On the first pages, Jodi wrote a letter to her oldest child, encouraging him to chase greatness.
“It said all these things about me being a national champ and achieving my goals and becoming a graduate,” Dake said years later, “and becoming an Olympic champion.”
Every day as a Cornell student, Dake wrote in the notebook his goal for that season, repeating like Bart Simpson on a chalkboard: become NCAA champion. He usually wrote it more than once a day. Sports Illustrated counted — 2,978 times total.
Dake always met the goal. He became the first (and still only) man to win an NCAA wrestling title in four different weight classes.
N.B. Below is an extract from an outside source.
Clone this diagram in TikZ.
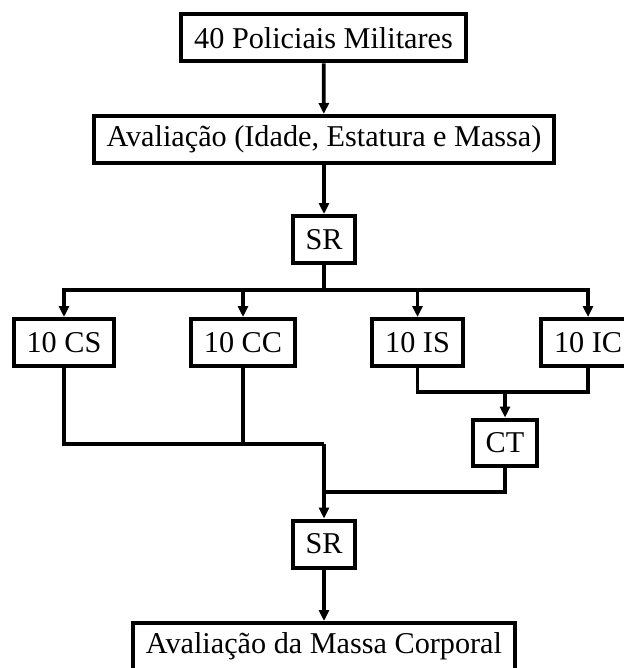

Dake also did it without taking a redshirt year, finishing his feat in 2013.
Dake has spent the last 11 years pursuing that next goal of winning an Olympic gold medal.
He can complete the task in Paris on Aug. 10 — exactly 12 years after Dake was in the arena crowd in London on the day Jordan Burroughs won gold in the same 74kg division.
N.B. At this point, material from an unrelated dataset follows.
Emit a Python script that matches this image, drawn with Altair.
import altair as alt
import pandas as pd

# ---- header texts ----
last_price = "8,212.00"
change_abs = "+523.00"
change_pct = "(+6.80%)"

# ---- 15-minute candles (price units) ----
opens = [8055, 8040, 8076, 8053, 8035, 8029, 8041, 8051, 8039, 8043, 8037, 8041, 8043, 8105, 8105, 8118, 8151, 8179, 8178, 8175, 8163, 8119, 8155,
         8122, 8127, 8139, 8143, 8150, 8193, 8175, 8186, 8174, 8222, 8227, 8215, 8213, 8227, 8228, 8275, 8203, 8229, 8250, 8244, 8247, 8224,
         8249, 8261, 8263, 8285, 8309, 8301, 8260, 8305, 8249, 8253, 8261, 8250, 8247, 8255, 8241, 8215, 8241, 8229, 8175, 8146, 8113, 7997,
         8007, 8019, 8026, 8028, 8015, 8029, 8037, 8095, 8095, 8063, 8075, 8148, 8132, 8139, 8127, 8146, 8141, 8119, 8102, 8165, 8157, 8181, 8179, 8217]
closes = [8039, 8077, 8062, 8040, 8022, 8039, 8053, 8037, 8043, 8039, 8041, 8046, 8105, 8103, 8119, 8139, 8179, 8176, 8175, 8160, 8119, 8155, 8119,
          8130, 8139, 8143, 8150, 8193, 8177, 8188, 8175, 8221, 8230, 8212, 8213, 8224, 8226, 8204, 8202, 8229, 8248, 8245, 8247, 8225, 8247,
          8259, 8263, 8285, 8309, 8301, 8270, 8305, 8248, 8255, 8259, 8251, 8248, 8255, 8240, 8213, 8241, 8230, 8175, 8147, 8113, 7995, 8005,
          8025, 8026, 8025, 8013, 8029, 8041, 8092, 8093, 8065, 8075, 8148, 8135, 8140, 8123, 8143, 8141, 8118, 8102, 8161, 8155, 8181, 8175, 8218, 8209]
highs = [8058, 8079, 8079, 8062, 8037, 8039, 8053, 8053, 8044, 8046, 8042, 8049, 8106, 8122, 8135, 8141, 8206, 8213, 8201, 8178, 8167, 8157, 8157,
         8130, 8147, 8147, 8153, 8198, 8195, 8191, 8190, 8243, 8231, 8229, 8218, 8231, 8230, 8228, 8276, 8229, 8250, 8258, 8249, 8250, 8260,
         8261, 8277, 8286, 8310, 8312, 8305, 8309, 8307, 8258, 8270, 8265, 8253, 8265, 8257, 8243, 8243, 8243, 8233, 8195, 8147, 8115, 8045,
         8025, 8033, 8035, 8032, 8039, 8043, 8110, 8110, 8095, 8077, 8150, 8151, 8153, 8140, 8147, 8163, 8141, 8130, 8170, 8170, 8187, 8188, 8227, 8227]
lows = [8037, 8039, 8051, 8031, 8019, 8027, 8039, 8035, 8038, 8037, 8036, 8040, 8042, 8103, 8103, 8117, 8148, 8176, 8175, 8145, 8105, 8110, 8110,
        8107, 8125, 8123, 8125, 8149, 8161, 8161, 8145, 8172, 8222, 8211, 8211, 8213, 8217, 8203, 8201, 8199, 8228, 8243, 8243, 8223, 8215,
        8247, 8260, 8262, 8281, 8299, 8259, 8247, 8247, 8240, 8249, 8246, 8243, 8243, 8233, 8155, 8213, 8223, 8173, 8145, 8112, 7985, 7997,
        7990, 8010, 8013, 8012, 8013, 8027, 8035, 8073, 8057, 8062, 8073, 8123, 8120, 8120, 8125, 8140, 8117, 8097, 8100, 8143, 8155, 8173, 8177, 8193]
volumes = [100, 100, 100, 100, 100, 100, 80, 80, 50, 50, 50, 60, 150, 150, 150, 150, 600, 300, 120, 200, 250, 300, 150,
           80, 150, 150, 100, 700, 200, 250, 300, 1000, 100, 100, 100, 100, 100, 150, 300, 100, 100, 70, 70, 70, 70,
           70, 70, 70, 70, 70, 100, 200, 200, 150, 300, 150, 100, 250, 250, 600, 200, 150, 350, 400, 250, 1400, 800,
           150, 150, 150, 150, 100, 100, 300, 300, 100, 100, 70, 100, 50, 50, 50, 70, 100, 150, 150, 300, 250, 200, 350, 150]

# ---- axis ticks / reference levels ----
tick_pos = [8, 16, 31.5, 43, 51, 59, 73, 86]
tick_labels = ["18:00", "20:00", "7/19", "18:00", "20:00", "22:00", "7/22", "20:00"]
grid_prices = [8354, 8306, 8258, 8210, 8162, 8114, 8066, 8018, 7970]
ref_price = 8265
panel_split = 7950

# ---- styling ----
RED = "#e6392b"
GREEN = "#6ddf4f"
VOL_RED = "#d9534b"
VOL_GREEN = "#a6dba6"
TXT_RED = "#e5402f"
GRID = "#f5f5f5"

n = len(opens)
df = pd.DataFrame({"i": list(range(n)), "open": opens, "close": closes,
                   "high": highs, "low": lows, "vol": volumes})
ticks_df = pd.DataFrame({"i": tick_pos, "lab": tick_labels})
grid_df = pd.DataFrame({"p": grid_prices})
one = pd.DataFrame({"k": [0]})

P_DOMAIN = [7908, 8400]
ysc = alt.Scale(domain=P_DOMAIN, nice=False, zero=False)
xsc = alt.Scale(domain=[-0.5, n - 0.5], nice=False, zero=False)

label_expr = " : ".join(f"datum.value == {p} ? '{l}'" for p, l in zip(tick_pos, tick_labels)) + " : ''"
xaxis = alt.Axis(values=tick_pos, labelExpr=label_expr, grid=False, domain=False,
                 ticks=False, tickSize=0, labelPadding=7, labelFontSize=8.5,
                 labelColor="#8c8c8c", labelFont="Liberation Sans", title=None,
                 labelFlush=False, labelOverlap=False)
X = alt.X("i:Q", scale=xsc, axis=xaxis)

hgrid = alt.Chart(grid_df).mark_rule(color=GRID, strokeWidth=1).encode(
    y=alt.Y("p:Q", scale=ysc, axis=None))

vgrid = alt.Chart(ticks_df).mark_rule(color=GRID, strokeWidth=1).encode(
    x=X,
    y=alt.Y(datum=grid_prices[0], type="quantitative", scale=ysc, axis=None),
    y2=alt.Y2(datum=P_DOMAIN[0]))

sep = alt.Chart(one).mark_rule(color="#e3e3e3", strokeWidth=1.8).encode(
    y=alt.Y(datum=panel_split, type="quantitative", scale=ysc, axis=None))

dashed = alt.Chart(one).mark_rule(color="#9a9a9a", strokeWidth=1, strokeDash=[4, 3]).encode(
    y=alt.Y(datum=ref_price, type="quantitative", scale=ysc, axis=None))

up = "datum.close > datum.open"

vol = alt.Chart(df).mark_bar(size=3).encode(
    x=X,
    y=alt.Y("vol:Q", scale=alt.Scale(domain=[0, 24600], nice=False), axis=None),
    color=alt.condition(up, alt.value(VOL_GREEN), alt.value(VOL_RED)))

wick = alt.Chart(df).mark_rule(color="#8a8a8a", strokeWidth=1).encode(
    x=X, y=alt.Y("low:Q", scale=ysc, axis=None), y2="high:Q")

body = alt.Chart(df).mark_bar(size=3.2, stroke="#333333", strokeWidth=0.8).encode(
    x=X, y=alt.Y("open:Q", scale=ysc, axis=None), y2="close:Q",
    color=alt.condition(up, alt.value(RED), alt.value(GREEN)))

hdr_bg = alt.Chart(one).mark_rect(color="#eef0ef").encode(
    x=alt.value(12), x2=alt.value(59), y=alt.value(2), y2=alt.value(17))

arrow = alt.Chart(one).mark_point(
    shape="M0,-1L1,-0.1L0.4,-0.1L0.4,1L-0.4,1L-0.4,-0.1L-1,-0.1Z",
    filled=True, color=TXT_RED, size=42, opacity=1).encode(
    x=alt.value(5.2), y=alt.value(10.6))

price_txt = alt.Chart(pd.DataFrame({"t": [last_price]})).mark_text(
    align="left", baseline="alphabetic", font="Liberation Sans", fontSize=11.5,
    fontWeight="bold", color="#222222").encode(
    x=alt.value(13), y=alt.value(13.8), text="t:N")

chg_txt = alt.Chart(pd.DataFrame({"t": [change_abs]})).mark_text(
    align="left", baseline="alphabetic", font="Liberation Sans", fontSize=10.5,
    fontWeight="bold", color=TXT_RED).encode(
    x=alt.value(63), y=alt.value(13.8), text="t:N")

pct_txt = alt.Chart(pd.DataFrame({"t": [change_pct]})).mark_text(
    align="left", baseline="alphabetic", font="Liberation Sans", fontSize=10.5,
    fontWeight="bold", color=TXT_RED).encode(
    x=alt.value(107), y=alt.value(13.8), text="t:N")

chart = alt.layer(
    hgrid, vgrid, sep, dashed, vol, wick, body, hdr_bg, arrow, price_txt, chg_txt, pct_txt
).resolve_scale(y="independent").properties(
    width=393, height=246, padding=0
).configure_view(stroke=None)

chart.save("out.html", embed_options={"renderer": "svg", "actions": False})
Dake, then 21, was at the 2012 Olympics as a training partner for Jake Herbert.
Proud of @alliseeisgold but I'm ready to grab my own
— Kyle Dake (@kyledake444) August 10, 2012
Now age 33, he can become the oldest American to win an Olympic wrestling title.
“Regardless of what happens (in Paris),” said filmmaker Greg Accetta, “his life doesn’t accumulate down to a one-day tournament.”
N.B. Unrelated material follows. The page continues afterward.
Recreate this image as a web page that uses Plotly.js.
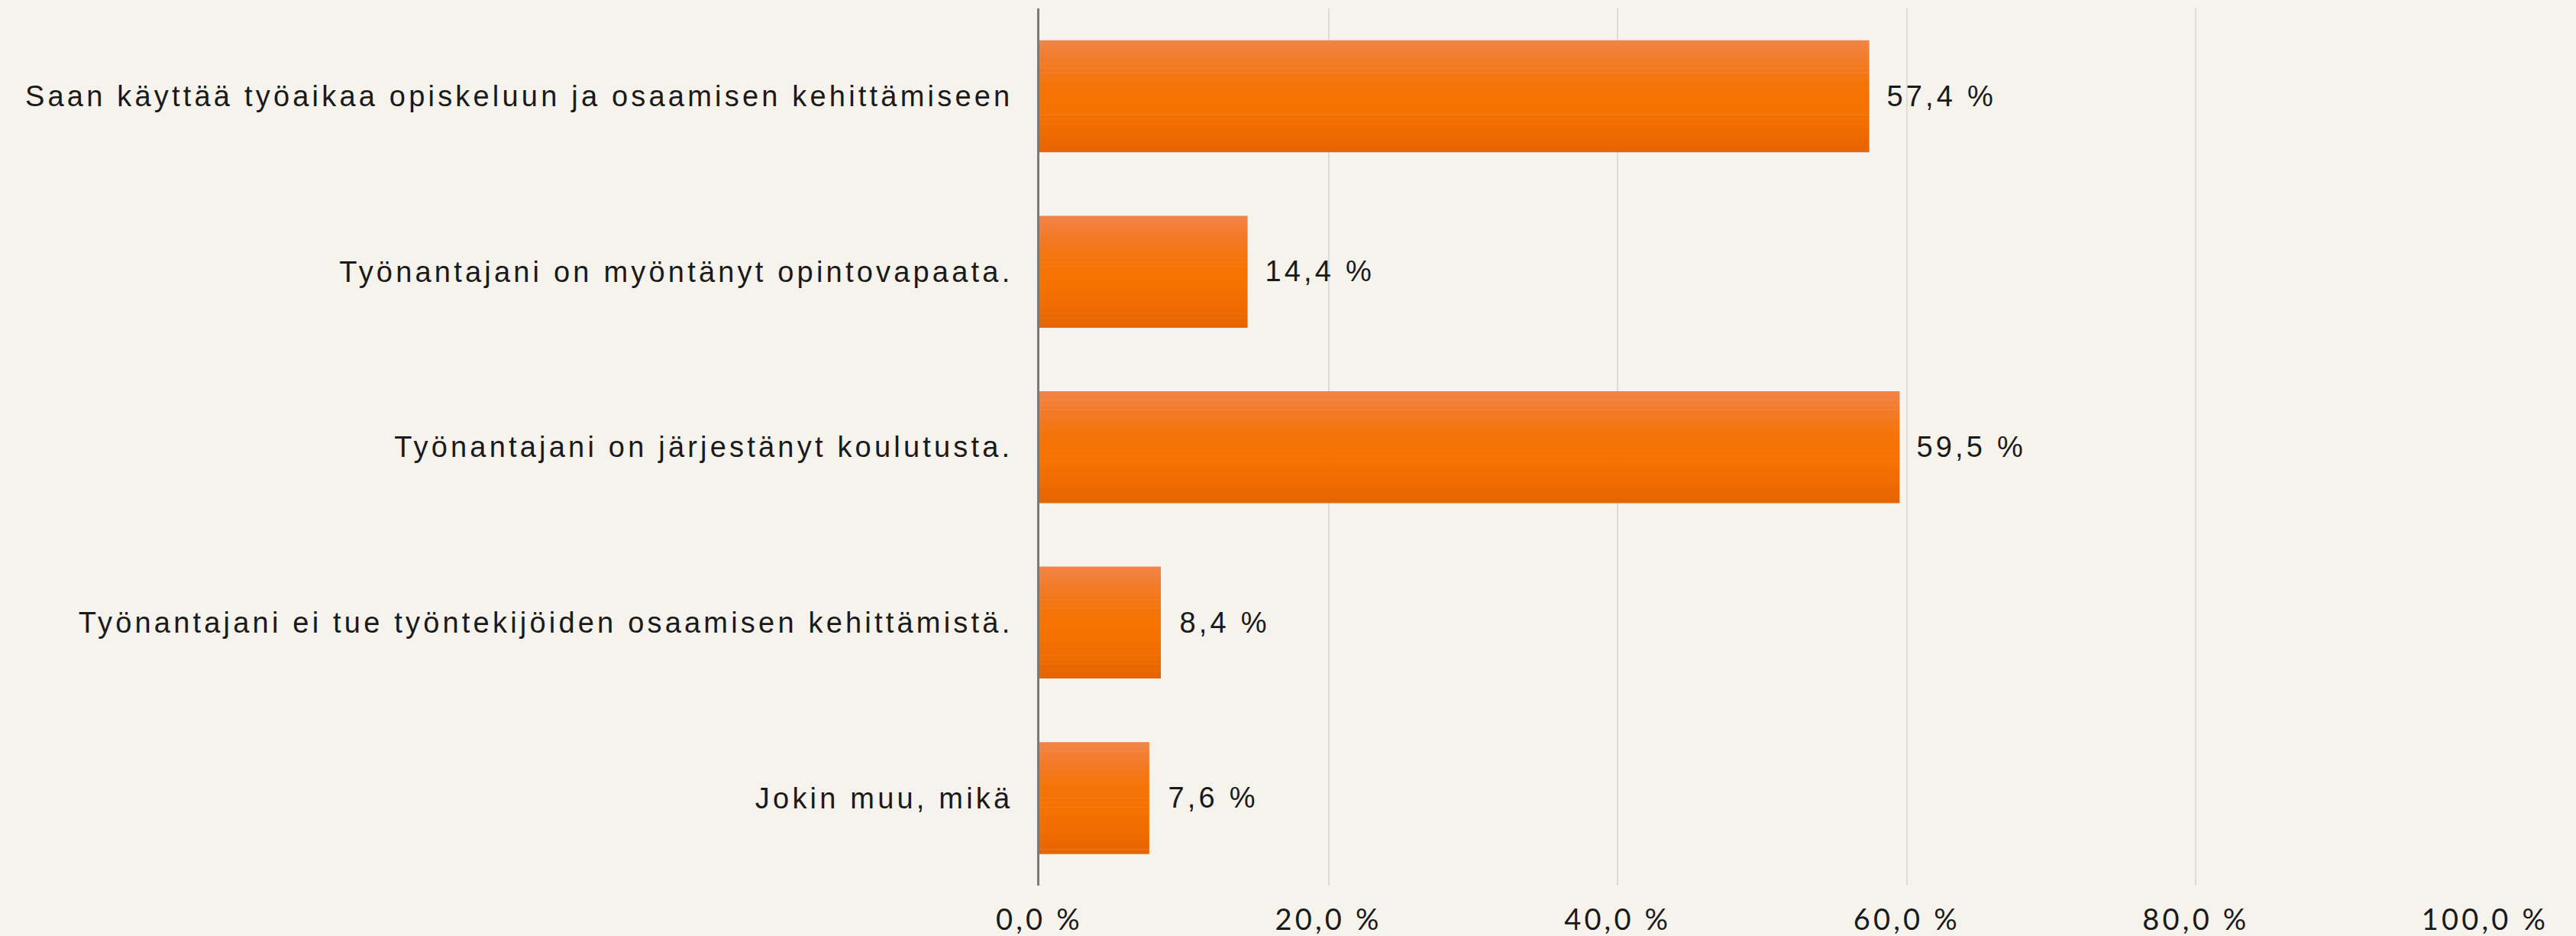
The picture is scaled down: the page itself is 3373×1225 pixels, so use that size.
<!DOCTYPE html>
<html>
<head>
<meta charset="utf-8">
<script src="https://cdn.plot.ly/plotly-3.0.1.min.js"></script>
<style>
  html, body { margin: 0; padding: 0; background: #F6F2EC; }
  #chart { width: 3373px; height: 1225px; }
  #chart text { letter-spacing: 4.2px; }
</style>
</head>
<body>
<div id="chart"></div>
<script>
// ---- data ----
const categories = [
  "Saan käyttää työaikaa opiskeluun ja osaamisen kehittämiseen",
  "Työnantajani on myöntänyt opintovapaata.",
  "Työnantajani on järjestänyt koulutusta.",
  "Työnantajani ei tue työntekijöiden osaamisen kehittämistä.",
  "Jokin muu, mikä"
];
const values = [57.4, 14.4, 59.5, 8.4, 7.6];
const valueLabels = ["57,4 %", "14,4 %", "59,5 %", "8,4 %", "7,6 %"];
const tickValues = [0, 20, 40, 60, 80, 100];
const tickLabels = ["0,0 %", "20,0 %", "40,0 %", "60,0 %", "80,0 %", "100,0 %"];

// ---- style: vertical gradient emulated with stacked bands ----
const barThickness = 0.636;
const gradientStops = [
  [242, 132, 72], [243, 122, 38], [245, 116, 8], [246, 114, 0],
  [240, 108, 0], [230, 100, 0]
];
const nBands = 24;
function bandColor(t) {
  const seg = t * (gradientStops.length - 1);
  const i = Math.min(Math.floor(seg), gradientStops.length - 2);
  const f = seg - i;
  const a = gradientStops[i], b = gradientStops[i + 1];
  const c = a.map((v, k) => Math.round(v + (b[k] - v) * f));
  return `rgb(${c[0]},${c[1]},${c[2]})`;
}

const traces = [];
const bw = barThickness / nBands;
for (let i = 0; i < nBands; i++) {
  traces.push({
    type: 'bar',
    orientation: 'h',
    x: values,
    y: categories,
    width: bw * 1.08,
    offset: -barThickness / 2 + i * bw,
    marker: { color: bandColor((i + 0.5) / nBands), line: { width: 0 } },
    hoverinfo: 'skip',
    showlegend: false
  });
}

const annotations = values.map((v, i) => ({
  x: v, y: categories[i], xref: 'x', yref: 'y',
  text: valueLabels[i], showarrow: false,
  xanchor: 'left', yanchor: 'middle', xshift: 33,
  font: { family: 'Liberation Sans, Arial, sans-serif', size: 38, color: '#1a1a1a' }
}));

const layout = {
  width: 3373, height: 1225,
  paper_bgcolor: '#F6F2EC', plot_bgcolor: '#F6F2EC',
  margin: { l: 1361, r: 119, t: 11, b: 66 },
  barmode: 'overlay',
  showlegend: false,
  xaxis: {
    range: [0, 100], tickvals: tickValues, ticktext: tickLabels,
    showgrid: true, gridcolor: '#DEDCD8', gridwidth: 2,
    zeroline: false, showline: false, ticks: '', ticklabelstandoff: 19,
    tickfont: { family: 'Lato, Liberation Sans, sans-serif', size: 38, color: '#1a1a1a' },
    fixedrange: true
  },
  yaxis: {
    type: 'category', autorange: 'reversed',
    showgrid: false, zeroline: false,
    showline: true, linecolor: '#7a7a7a', linewidth: 3,
    ticks: '', ticklabelstandoff: 24,
    tickfont: { family: 'Liberation Sans, Arial, sans-serif', size: 38, color: '#1a1a1a' },
    fixedrange: true
  },
  annotations: annotations
};

Plotly.newPlot('chart', traces, layout, { staticPlot: true, displayModeBar: false });
</script>
</body>
</html>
Accetta, who wrestled at New York University, began following Dake with cameras for that senior year at Cornell and produced a documentary — Four for Four — on the unprecedented NCAA run.
Accetta continued shadowing Dake for much of the last 11 years for another film he plans to finish shooting this summer.
He was there for Dake’s early lows — loss after loss to Burroughs and a 2016 Olympic Trials defeat to J’den Cox surrounded by foot, shoulder and knee surgeries.
The highs: In 2018, Dake made his first world championships team at age 27. He steamrolled through the tournament, becoming the first U.S. man to win an Olympic or world title without surrendering a point in at least 30 years.
Dake finally dethroned Burroughs at the Olympic Trials in 2021.
Then at the Tokyo Games, he lost in the quarterfinals while nursing a physical ailment he declined at the time to divulge. The next day, he rebounded through the repechage bracket to earn bronze.
“I feel like I’m on a really strong trajectory to complete my journey, my story,” Dake told Flowrestling afterward. “Obviously, nothing is perfect. If it was, then I would have won the gold medal.”
Dake earned his third and fourth world titles in 2021 and 2022. He took silver at the 2023 Worlds with a loss to Tokyo Olympic gold medalist Zaurbek Sidakov from Russia in the final. Due to Russia’s invasion of Ukraine, Sidakov will only be able to compete in the Paris Olympics as an independent neutral athlete if cleared by an eligibility panel made up of three IOC members.
On April 11, Dake’s father, Doug, died at age 62 after a weekslong health struggle. Doug, an All-American at Kent State, introduced Kyle to wrestling and coached him in high school.
Dake wrestled at the Olympic Trials nine days after his father’s death and made his second Olympic team.
“It’s the first time that I had to do this without him,” a tearful Dake said. “I just really miss him and wish he was here. I wanted to do him proud, and it’s hard to find the words to say how much he means to me.”
Dake continued, saying his wrestling journey was a shared one with his grandfather, Bob, a longtime wrestling coach who died in 2010, and his dad.
“I’m still carrying the torch,” he said, “and giving myself another chance to go out and try to win that Olympic gold medal.”